(begin)

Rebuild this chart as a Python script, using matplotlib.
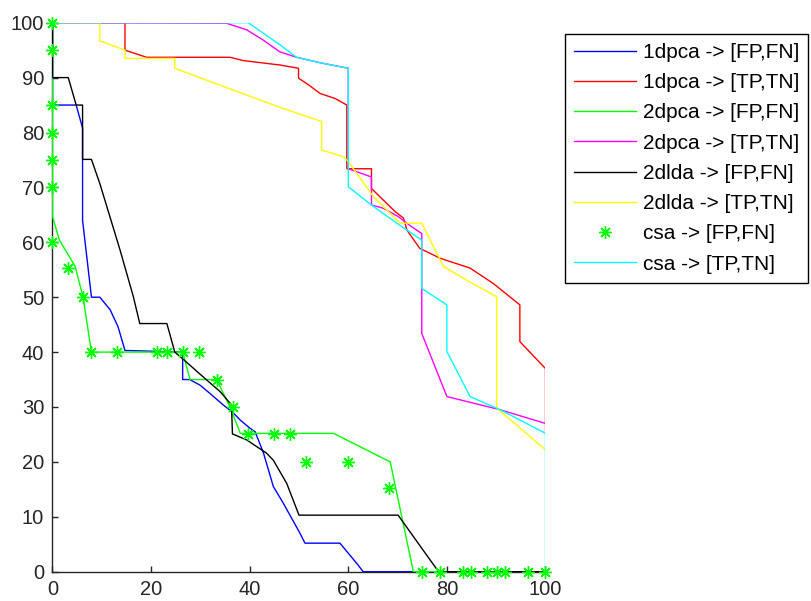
import matplotlib
matplotlib.use("Agg")
import matplotlib.pyplot as plt

plt.rcParams['font.family'] = ['Liberation Sans', 'DejaVu Sans']

# 1dpca -> [FP,FN]
dpca1_fp_x = [0, 0, 4.8, 6.1, 6.1, 7.9, 9.6, 11.7, 13.3, 14.7, 26.4, 26.4, 27.8, 29.9, 31.9, 34.6, 36.7,
              38.1, 40.1, 41.1, 42.8, 44.8, 46.8, 50.2, 51.2, 58.3, 62, 63, 100]
dpca1_fp_y = [100, 85, 85, 80.8, 64, 50, 50, 47.7, 44.6, 40.3, 40, 35, 35, 34, 32.5, 30.4, 28.9,
              27.6, 26.1, 25.5, 21.6, 15.5, 12.5, 7, 5.2, 5.2, 1.2, 0, 0]
# 1dpca -> [TP,TN]
dpca1_tp_x = [0, 14.7, 14.7, 19.1, 36, 38.7, 46.1, 49.9, 49.9, 51.9, 54.3, 57.3, 59.7, 59.7, 64.7, 64.7,
              66.4, 69.5, 71.2, 71.9, 74.5, 78.6, 84.7, 89.4, 94.8, 94.8, 100, 100]
dpca1_tp_y = [100, 100, 95, 93.7, 93.7, 93.1, 92.3, 91.7, 89.9, 88.7, 87.1, 86.2, 85, 73.4, 73.4, 69.8,
              68.3, 65.6, 64.4, 62.2, 58.9, 57.1, 55.3, 52.5, 48.6, 41.9, 37, 27]
# 2dpca -> [FP,FN]
dpca2_fp_x = [0, 0, 1.4, 4.6, 6.2, 7.9, 26.4, 27.9, 33.3, 36, 38.1, 57, 68.5, 73.2, 100]
dpca2_fp_y = [100, 64.7, 60.4, 55.6, 50, 40, 40, 35, 35, 30, 25.2, 25.2, 20, 0, 0]
# 2dpca -> [TP,TN]
dpca2_tp_x = [0, 35.3, 39.4, 42.8, 46.1, 49.5, 54.3, 60, 60, 64.7, 64.7, 67.1, 70.1, 72.9, 74.9, 74.9,
              80, 90.8, 100, 100]
dpca2_tp_y = [100, 99.9, 98.7, 96.8, 94.7, 93.7, 92.7, 91.7, 73.4, 71.9, 66.8, 66.2, 64.7, 62.8, 61.6, 43.4,
              31.9, 29.5, 27, 25.5]
# 2dlda -> [FP,FN]
dlda_fp_x = [0, 0, 3.2, 4.8, 6.1, 6.1, 7.9, 9.6, 13.7, 16.4, 17.7, 23.2, 24.5, 24.8, 26.5, 31.3, 34, 36.3,
             36.5, 39.4, 43.4, 44.8, 47.5, 50, 70.1, 78.3, 100]
dlda_fp_y = [100, 90, 90, 85, 85, 75.1, 75.1, 70.7, 58.6, 50.1, 45.2, 45.2, 41, 40, 38.7, 34.9, 32.8, 30.4,
             25.1, 24, 21.6, 20.3, 16.1, 10.3, 10.3, 0, 0]
# 2dlda -> [TP,TN]
dlda_tp_x = [0, 9.6, 9.6, 14.7, 14.7, 24.8, 24.8, 36.7, 46.1, 54.6, 54.6, 59, 60, 65.1, 70.5, 74.9, 79.3,
             84, 90.1, 90.1, 100]
dlda_tp_y = [100, 100, 96.7, 95, 93.5, 93.5, 91.7, 87.7, 84.6, 82, 76.8, 75.6, 74.7, 68.3, 63.5, 63.5, 55.6,
             53.1, 50.1, 29.8, 22.2]
# csa -> [FP,FN]  (markers only)
csa_fp_x = [0, 0, 0, 0, 0, 0, 0, 3.1, 6.2, 7.9, 13, 21.1, 23.2, 26.4, 29.7, 33.3, 36.6, 39.7, 44.9, 48.2,
            51.4, 59.9, 68.3, 74.9, 78.5, 83.2, 84.9, 88.2, 90.1, 91.8, 96.5, 100]
csa_fp_y = [100, 95, 85, 80, 75, 70, 60, 55.3, 50, 40, 40, 40, 40, 40, 40, 35, 30, 25, 25, 25,
            20, 20, 15.2, 0, 0, 0, 0, 0, 0, 0, 0, 0]
# csa -> [TP,TN]
csa_tp_x = [0, 39.7, 46.1, 49.5, 54.3, 60, 60, 64.7, 69.8, 74.9, 74.9, 80, 80, 84.7, 90.8, 100, 100]
csa_tp_y = [100, 100, 96, 93.7, 92.7, 91.7, 70.1, 66.8, 63.5, 60.4, 51.6, 48.6, 40.1, 31.9, 29.5, 25.2, 0]

ticks = [0, 20, 40, 60, 80, 100]
yticks = [0, 10, 20, 30, 40, 50, 60, 70, 80, 90, 100]

fig = plt.figure(figsize=(8.12, 6.01), dpi=100)
ax = fig.add_axes([52.5/812, 1-571.7/601, (545.5-52.5)/812, (571.7-22.7)/601])

lw = 1.0
ax.plot(dpca1_fp_x, dpca1_fp_y, color='#0000ff', lw=lw, label='1dpca -> [FP,FN]')
ax.plot(dpca1_tp_x, dpca1_tp_y, color='#ff0000', lw=lw, label='1dpca -> [TP,TN]')
ax.plot(dpca2_fp_x, dpca2_fp_y, color='#00ff00', lw=lw, label='2dpca -> [FP,FN]')
ax.plot(dpca2_tp_x, dpca2_tp_y, color='#ff00ff', lw=lw, label='2dpca -> [TP,TN]')
ax.plot(dlda_fp_x, dlda_fp_y, color='black', lw=lw, label='2dlda -> [FP,FN]')
ax.plot(dlda_tp_x, dlda_tp_y, color='#ffff00', lw=lw, label='2dlda -> [TP,TN]')
ax.plot(csa_fp_x, csa_fp_y, ls='none', marker=(8, 2, 0), ms=9, mew=1.0, color='#00ff00',
        clip_on=False, zorder=5, label='csa -> [FP,FN]')
ax.plot(csa_tp_x, csa_tp_y, color='#00ffff', lw=lw, zorder=6, label='csa -> [TP,TN]')

ax.set_xlim(0, 100)
ax.set_ylim(0, 100)
ax.set_xticks(ticks)
ax.set_yticks(yticks)
ax.spines['top'].set_visible(False)
ax.spines['right'].set_visible(False)
for s in ['left', 'bottom']:
    ax.spines[s].set_linewidth(1.0)
    ax.spines[s].set_color('#262626')
    ax.spines[s].set_zorder(0)
ax.tick_params(direction='in', length=4, width=1.0, colors='#262626', labelsize=14.5, pad=6)

leg = ax.legend(loc='upper left', bbox_to_anchor=(565/812, 1-34/601), bbox_transform=fig.transFigure,
                fontsize=15, frameon=True, fancybox=False, framealpha=1, edgecolor='black',
                borderaxespad=0, borderpad=0.43, labelspacing=0.54, handlelength=3.0,
                handletextpad=0.3, numpoints=1)
leg.get_frame().set_linewidth(1.0)

fig.savefig('out.png', dpi=100)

(end)

WRITTEN EXERCISE: Return the material line for line, from its beginning to the line that contains "plt.rcParams['font.family'] = ['Liberation", with the pictures left out.

SOLVED PROBLEM:
Rebuild this chart as a Python script, using matplotlib.
import matplotlib
matplotlib.use("Agg")
import matplotlib.pyplot as plt

plt.rcParams['font.family'] = ['Liberation Sans', 'DejaVu Sans']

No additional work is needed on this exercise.